Some partners request large numbers of modems just in case they run short.  But we encourage everyone to order small quantities frequently, rather than hold large stocks.  We currently have 700 modems in the pipeline – these are ones that have been couriered to a partner but have not yet been allocated to a family.  Our goal is to reduce this number as much as possible without upsetting the smooth delivery of the programme.  So unless you have a special Spark Jump event planned, please limit your requests to 5 or 10 modems (one or two boxes).

Spark Jump – Relocation of Modems

Spark Jump modems are registered against a physical address (after confirming that the address is in a 4G or 4G 700 coverage area).  Families using Spark Jump modems are not permitted to use the modem at other locations without first updating their new address details on their Skinny account.  This can be carried out online or by notifying the Skinny Helpdesk (0800 475 4669).   Families should have their Broadband number (also called the MSISDN number) ready if they call the Helpdesk, as this will help the Skinny support team quickly identify the caller as a Spark Jump family.  Another option is for the family to advise the library or organisation that helped them set up the modem (delivery partner) that they are planning to move to new address. The delivery partner in turn will notify DIAA (sparkjump@diaa.nz or 0800 463 422) so that wireless coverage can be confirmed at the new address and the family’s records updated.

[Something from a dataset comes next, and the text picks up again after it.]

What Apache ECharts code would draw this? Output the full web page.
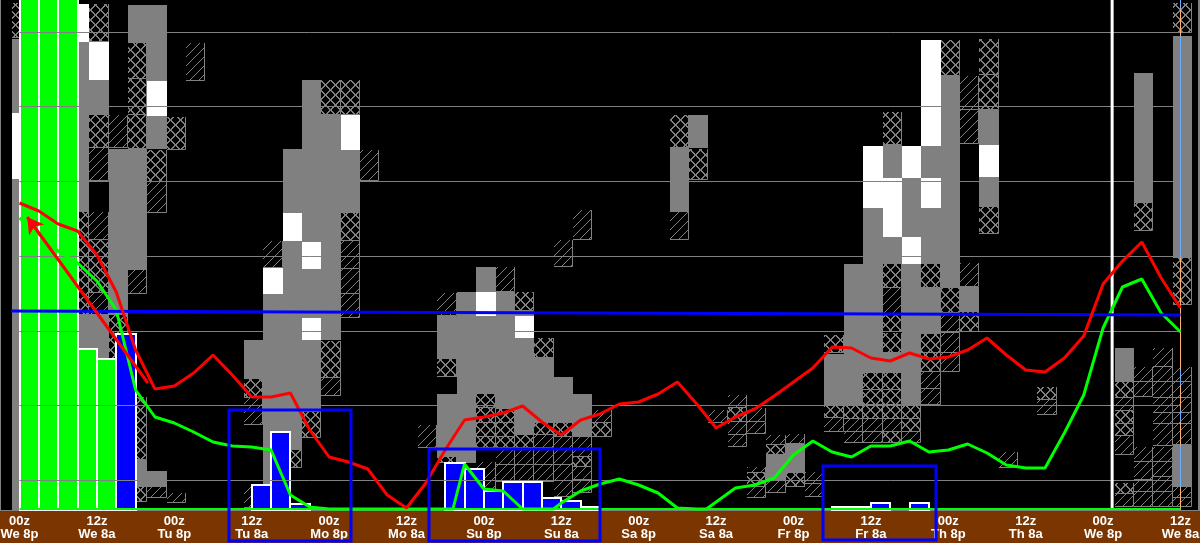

DIAA maintains a register of all modem locations; the register is shared with the Skinny Helpdesk and the Spark Foundation.  Our goal is to ensure that families have uninterrupted service.

Families who do not notify a change of address will appear on a Spark Jump Breach Report, generated by the Skinny team.  This signals the use of the modem at an unknown location and Spark Foundation partners are obliged to contact the family to obtain details of the new address.  If families can not be contacted within 5 working days, their modems will be blocked and they will no longer have access to the Spark Jump internet service.

Some families temporarily relocate their modems to a new location, e.g. during school holidays so that their children have ongoing internet access, or if a family member is hospitalised.  Families in these situations must pre-notify their local delivery partner or DIAA so that a note can be added to their account.  Otherwise, their modems could be blocked.